What are the issues that business women in Pakistan face when they set up a company? Gosh! Are there female entrepreneurs in Pakistan? Yes there are, and guess what – they are surprisingly similar to you and me.

A delegation of women entrepreneurs visited the Women’s Business Initiative International (WBII) last Friday morning. The visit was an initiative of the Pakistani Export Promotion Bureau and assisted by the Embassy here in The Hague. Suzy Ogé, Founder/Director of the WBI, grabbed the opportunity to host the event to promote contact between women from different countries with similar goals.

It was refreshing to speak to this group of women, not of international geo-politically relevant topics, but of the daily issues of aspirations, commitments, markets and trends.

The women as individuals were diverse; from a young woman in jeans and sneakers to older women in traditional dresses and long flowing scarves, from the members of the middle-class to a member of the established political elite. One is a freelance designer of up-market, unique pieces of jewellery out of 22 karat gold. Another has a family business which produces clothing from hand stitched cotton and silk that is tinted with natural dies, an ancient technique passed down from her mother who started the business 30 years ago. And yet another supports women from poor and rural areas making garments from their homes. Her company was set-up as a non-government organisation (NGO).

In good English, the delegates described how the government of Pakistan is increasingly supportive of the entrepreneurial potential of women in the country.

‘Even our husbands, fathers and brothers now realise how important it is for the country that we participate and have control over our destinies.’

Many recent support projects, including micro-credit schemes targeting women-run businesses, are improving the climate for business women in Pakistan.

It was interesting to hear how they feel the pressures of being fully responsible for the family and children, even while they run their businesses. ‘Our men won’t take over the household things, even if they work less.’ Several European heads nodded in acknowledgement of the situation which seemed familiar for many women here as well.

The purpose of their two-day visit to the Netherlands was part of a three-country trip, including the UK and Spain, to stimulate contact with the European market. The Ambassador of Pakistan, who came for a short visit after lunch, stressed to the ladies the importance of getting to know their market. To us, the European women in the room, he impressed the value of the contribution these women make to the local and national economy. In any case, their dedication and entrepreneurial energy were evident.

Politics did enter the proceedings of the day, however. Charlene Lambert, Vice President of the West-Holland Foreign Investment Agency (WFIA) introduced her organisation whose main aim is to stimulate foreign companies to establish themselves in Holland.

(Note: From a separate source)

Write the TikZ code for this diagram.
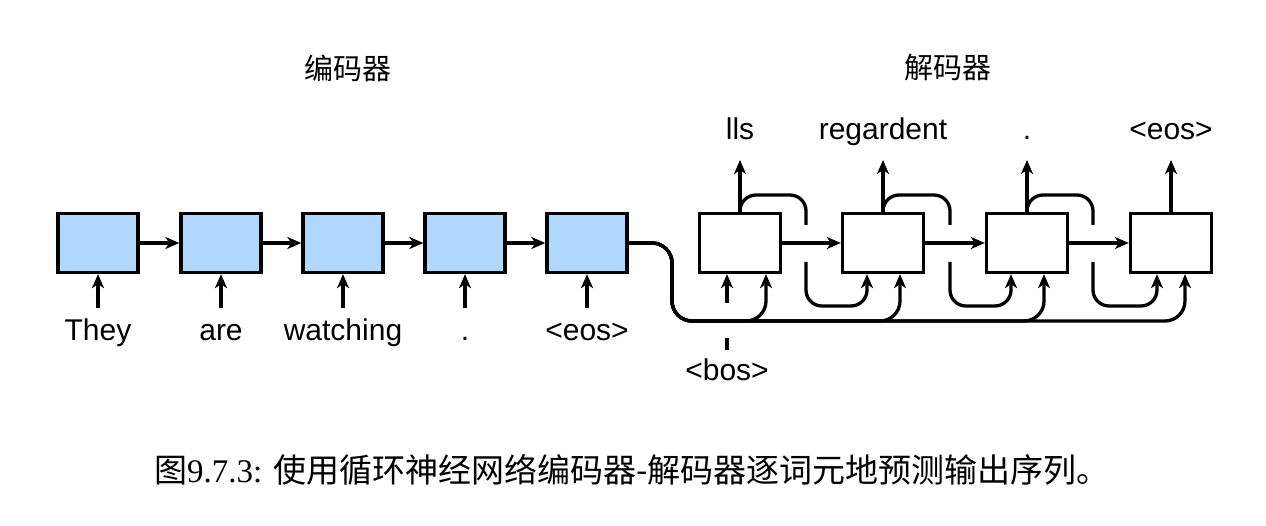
\documentclass[tikz,border=0pt]{standalone}
\usepackage{fontspec}
\setmainfont{Liberation Sans}
\newfontfamily\cjk{Noto Sans CJK SC}
\newfontfamily\capserif{Liberation Serif}
\usetikzlibrary{arrows.meta}
\definecolor{encblue}{RGB}{176,216,255}
\begin{document}
\begin{tikzpicture}[x=1pt,y=-1pt,
  lw/.style={line width=3.3pt},
  encbox/.style={draw, lw, fill=encblue, minimum width=80pt, minimum height=59pt, inner sep=0pt},
  decbox/.style={draw, lw, fill=white, minimum width=81pt, minimum height=59pt, inner sep=0pt},
  arr/.style={lw, -{Stealth[length=14pt,width=12pt,inset=4pt]}},
  ln/.style={lw},
  lbl/.style={font=\fontsize{30}{32}\selectfont, inner sep=0pt, anchor=base},
  ttl/.style={font=\cjk\fontsize{29}{32}\selectfont, inner sep=0pt},
  rc/.style={rounded corners=16pt}
]
\useasboundingbox (0,0) rectangle (1266,526);
% titles
\node[ttl] (tenc) at (348,68) {编码器};
\node[ttl] (tdec) at (948,68) {解码器};
% encoder
\foreach \i/\x/\w in {1/98/They,2/221/are,3/343/watching,4/465/.,5/587/<eos>} {
  \node[encbox] (e\i) at (\x,243) {};
  \node[lbl] (w\i) at (\x,341) {\w};
  \coordinate (ein\i) at (\x,308);
  \draw[arr] (ein\i) -- (e\i.south);
}
\foreach \a/\b in {1/2,2/3,3/4,4/5} \draw[arr] (e\a.east) -- (e\b.west);
% decoder boxes
\foreach \i/\x/\w in {1/740/lls,2/883/regardent,3/1027/.,4/1171/<eos>} {
  \node[decbox] (d\i) at (\x,243) {};
  \node[lbl] (o\i) at (\x,140) {\w};
  \coordinate (dout\i) at (\x,160);
  \draw[arr] (d\i.north) -- (dout\i);
}
\foreach \a/\b in {1/2,2/3,3/4} \draw[arr] (d\a.east) -- (d\b.west);
% feedback loops
\foreach \a/\b/\lx/\fx in {1/2/806/867,2/3/950/1011,3/4/1093/1157} {
  \coordinate (ft\a) at (\lx,195);
  \coordinate (fm\a) at (\lx,225);
  \coordinate (fn\a) at (\lx,262);
  \coordinate (fb\a) at (\lx,306);
  \coordinate (fe\a) at (\fx,306);
  \draw[ln,rc] (d\a.north) |- (ft\a) -- (fm\a);
  \draw[arr,rc] (fn\a) -- (fb\a) -- (fe\a) -- (d\b.south -| fe\a);
}
% context line
\coordinate (c1) at (672,243);
\coordinate (c2) at (672,321);
\foreach \b/\cx in {1/766,2/900,3/1044,4/1185} {
  \coordinate (ce\b) at (\cx,321);
  \draw[arr,rounded corners=20pt] (e5.east) -- (c1) -- (c2) -- (ce\b) -- (d\b.south -| ce\b);
}
% bos
\node[lbl] (bos) at (727,381) {<bos>};
\coordinate (b1) at (727,350);
\coordinate (b2) at (727,338);
\coordinate (b3) at (727,303);
\draw[ln] (b1) -- (b2);
\draw[arr] (b3) -- (d1.south -| b3);
% caption
\node[inner sep=0pt, font=\fontsize{33}{36}\selectfont] (cap) at (632,470) {{\cjk 图}\capserif 9.7.3: {\cjk 使用循环神经网络编码器-解码器逐词元地预测输出序列。}};
\end{tikzpicture}
\end{document}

‘Excuse me, said the Commercial Secretary of the Pakistan Embassy, Mr Aamir Khan. ‘Of the 16 women entrepreneurs who are part of this delegation, only 5 could get a visa to The Netherlands.’


Through the tough immigration policies of the last few years, the Netherlands is loosing its reputation as an open trading nation. The blanket policy has made getting into the Netherlands more difficult, even for groups like these women entrepreneurs who pose no threat to our national interests. Perhaps we should review our stereotypes on which government provides more support to women entrepreneurs.